Действительно, сколько нужно терпения, знаний, труда, сил и опыта, чутья, наконец, чтобы найти на морском дне место, где только и можно ставить сеть, правильно развернуть ее, сообразуясь с ходом рыбы, поставить так, чтобы сети не замыло песком, не затянуло тиной - в грязную сеть никакая рыба не зайдет...
Отсюда и "арифметика", как выразился заведующий факторией. На каждую тоню надобно четыре человека, людей знающих. Чтобы они подменять друг друга могли и так все лето ловить. Ведь надо и домой отлучаться, и продукты завезти, смены установить, чтобы отдых был - не может человек все двадцать четыре часа у окна сидеть и следить за сетями, а в промежутке веслами махать! Пялицкие на пулоньгских тонях сидеть не могут -мест не знают, да и далеко. Когда объединили с Чапомой -и на своих сидеть стало некому, вот рыба свободно и идет вдоль берега, некому ее брать...
Нет людей - нет рыбы. А людей с места тронули, уже не вернуть!
Тарабарин говорит о своем деле с увлечением. У него глаза даже как-то заискрились, когда он рассказывал мне о семге, о ее повадках, о том, как она "правой ноздрей" ищет в море струйку родной реки, в которой родилась и в которой только и будет метать икру, поскольку заходит в реку именно справа... Наверное, на Зимнем берегу точно так же уверяют, что хеморецепторы у семги расположены в левой ноздре - там-то ей приходится заходить с левой стороны! Но за всем тем я понимаю, что передо мной не просто "сборщик рыбы", а человек, увлеченный своей работой, прикипевший сердцем к этому краю, тревоги и горести которого для него совсем не безразличны.

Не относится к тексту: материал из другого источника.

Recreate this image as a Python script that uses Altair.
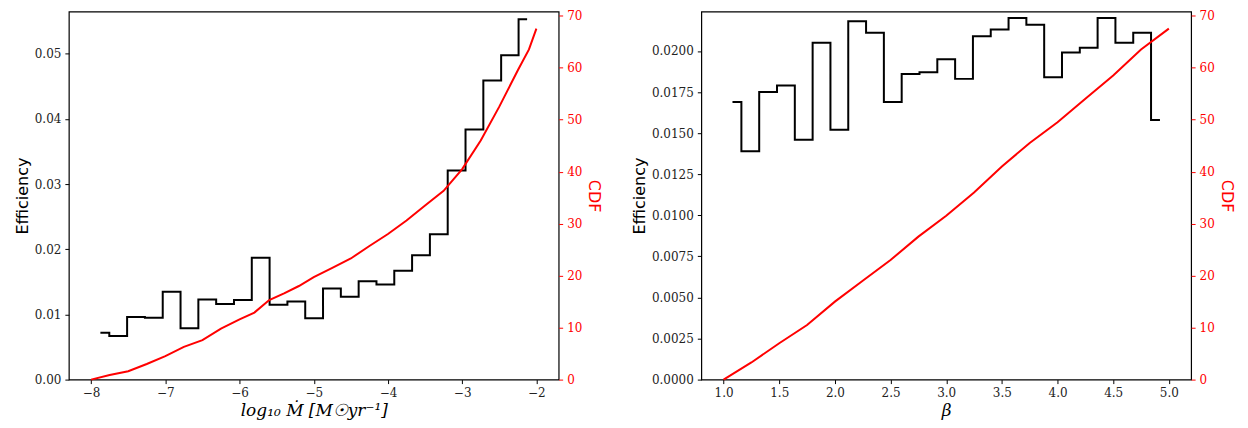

На почте все происходит неожиданно легко и быстро. Сосновка отозвалась сразу на вызов Аллы Ефимовны, к телефону подошел Канев и подтвердил, что завтра в Пялицу отправится карбас с Бабьего ручья, пастухи пойдут. Меня они возьмут на обратном пути, так что никакой проблемы нет.
Остается ждать, и, поблагодарив Тарабарина, я отправляюсь бродить по окрестностям села.